On May 26, 2004, United States Attorney General John Ashcroft and FBI Director Robert Mueller announced that reports indicated that el-Maati was one of seven Al-Qaeda members who were planning a terrorist action for the summer or fall of 2004. Others listed on that date were Ahmed Khalfan Ghailani, Fazul Abdullah Mohammed, Aafia Siddiqui, Adam Yahiye Gadahn, Abderraouf Jdey, and Adnan Gulshair el Shukrijumah. The announcement prompted Canadian Prime Minister Paul Martin to announce that neither el-Maati nor Abderraouf Jdey had been in the country in "a while". American Democrats labeled the warning "suspicious" and said it was held solely to divert attention from President Bush's plummeting poll numbers and to push the failings of the Invasion of Iraq off the front page.

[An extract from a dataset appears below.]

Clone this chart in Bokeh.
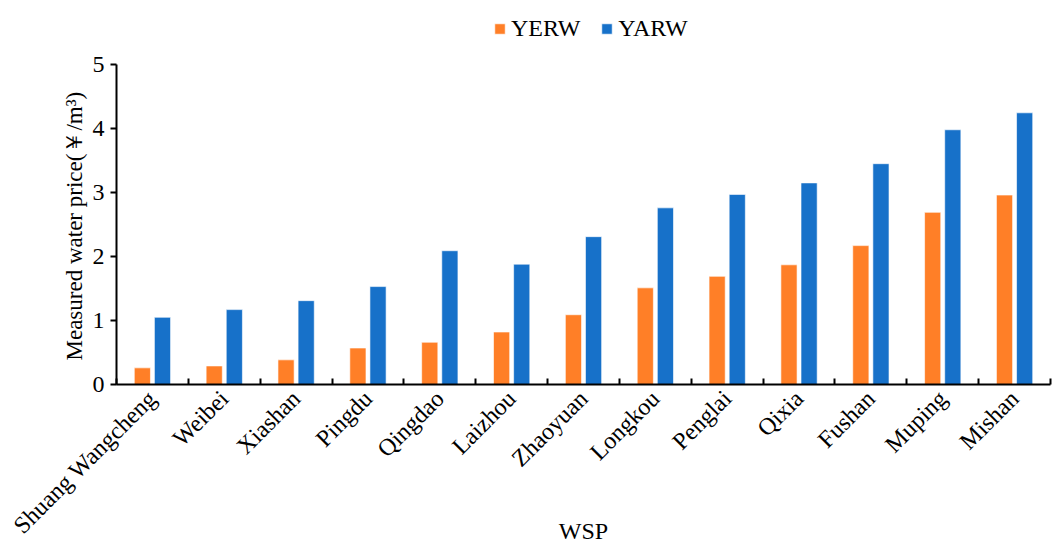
import math
from bokeh.plotting import figure
from bokeh.models import LinearAxis, FixedTicker, Legend, LegendItem, ColumnDataSource, Title
from bokeh.embed import file_html
from bokeh.resources import INLINE

categories = ["Shuang Wangcheng", "Weibei", "Xiashan", "Pingdu", "Qingdao", "Laizhou",
              "Zhaoyuan", "Longkou", "Penglai", "Qixia", "Fushan", "Muping", "Mishan"]
yerw = [0.26, 0.29, 0.385, 0.57, 0.66, 0.82, 1.09, 1.51, 1.69, 1.87, 2.17, 2.69, 2.96]
yarw = [1.05, 1.17, 1.31, 1.53, 2.09, 1.88, 2.31, 2.76, 2.97, 3.15, 3.45, 3.98, 4.245]
y_ticks = [0, 1, 2, 3, 4, 5]

FONT = "Liberation Serif"
FS = "24px"
ORANGE = "#FF7F27"
BLUE = "#1771C9"

n = len(categories)
centers = [i + 0.5 for i in range(n)]
src = ColumnDataSource(dict(
    xo=[c - 0.14 for c in centers],
    xb=[c + 0.14 for c in centers],
    yerw=yerw, yarw=yarw))

p = figure(width=1058, height=547, x_range=(0, n), y_range=(0, 6),
           output_backend="svg", toolbar_location=None,
           x_axis_location=None, y_axis_location=None,
           min_border_left=116, min_border_right=8, min_border_top=0, min_border_bottom=163)
p.outline_line_color = None
p.xgrid.visible = False
p.ygrid.visible = False
p.background_fill_color = "white"
p.border_fill_color = "white"

r1 = p.vbar(x="xo", top="yerw", width=0.225, source=src, fill_color=ORANGE,
            line_color="white", line_alpha=0.6, line_width=1)
r2 = p.vbar(x="xb", top="yarw", width=0.225, source=src, fill_color=BLUE,
            line_color="white", line_alpha=0.6, line_width=1)

# y axis
yax = LinearAxis(ticker=FixedTicker(ticks=y_ticks), bounds=(0, 5))
yax.major_label_text_font = FONT
yax.major_label_text_font_size = FS
yax.major_label_text_color = "black"
yax.major_tick_in = 0
yax.major_tick_out = 6
yax.minor_tick_line_color = None
yax.axis_line_width = 2
yax.major_tick_line_width = 2
yax.axis_line_color = "black"
yax.major_tick_line_color = "black"
yax.major_label_standoff = 6
p.add_layout(yax, "left")

ytitle = Title(text="Measured water price(￥/m³)", align="left", offset=24,
               text_font=FONT, text_font_size="23px", text_font_style="normal",
               text_color="black", standoff=6)
p.add_layout(ytitle, "left")

# x axis with boundary ticks
xax1 = LinearAxis(ticker=FixedTicker(ticks=list(range(n + 1))))
xax1.major_tick_in = 6
xax1.major_tick_out = 0
xax1.minor_tick_line_color = None
xax1.axis_line_width = 2
xax1.major_tick_line_width = 2
xax1.axis_line_color = "black"
xax1.major_tick_line_color = "black"
xax1.major_label_overrides = {i: "" for i in range(n + 1)}
xax1.major_label_standoff = 0
p.add_layout(xax1, "below")

# x axis with category labels
xax2 = LinearAxis(ticker=FixedTicker(ticks=centers))
xax2.major_label_overrides = {c: name for c, name in zip(centers, categories)}
xax2.axis_line_color = None
xax2.major_tick_line_color = None
xax2.minor_tick_line_color = None
xax2.major_label_orientation = math.pi / 4
xax2.major_label_text_font = FONT
xax2.major_label_text_font_size = FS
xax2.major_label_text_color = "black"
xax2.major_label_standoff = 4
xax2.axis_label = "WSP"
xax2.axis_label_text_font = FONT
xax2.axis_label_text_font_style = "normal"
xax2.axis_label_text_font_size = FS
xax2.axis_label_text_color = "black"
xax2.axis_label_standoff = -33
p.add_layout(xax2, "below")

legend = Legend(items=[LegendItem(label="YERW", renderers=[r1]),
                       LegendItem(label="YARW", renderers=[r2])],
                orientation="horizontal", location=(377, 342))
legend.label_text_font = FONT
legend.label_text_font_size = FS
legend.label_text_color = "black"
legend.glyph_width = 13
legend.glyph_height = 13
legend.spacing = 20
legend.label_standoff = 5
legend.border_line_color = None
legend.background_fill_alpha = 0
legend.padding = 4
legend.margin = 0
p.add_layout(legend)

open("out.html", "w").write(file_html(p, INLINE))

CSIS director Reid Morden voiced similar concerns, saying it seemed more like "election year" politics, than an actual threat – and The New York Times pointed out that one day before the announcement, they had been told by the Department of Homeland Security that there were no current risks.
On August 21, 2004, The Inquirer and Mirror newspaper reported a "possible sighting" of Amer at the Nantucket Memorial Airport, and his photo was distributed to local security and transit workers.
That year, his family reported hearing rumors that Amer had been killed in the opening months of the Afghanistan War three years earlier.
In May 2005, the Canadian Security Intelligence Service again visited the el-Maati family, demanding to know where Amer was hiding and suggesting that his family should persuade him to turn himself into Canadian authorities rather than risk worse treatment at the hands of Afghan, Pakistani or American captors, to which they protested that they had not heard from him in five years.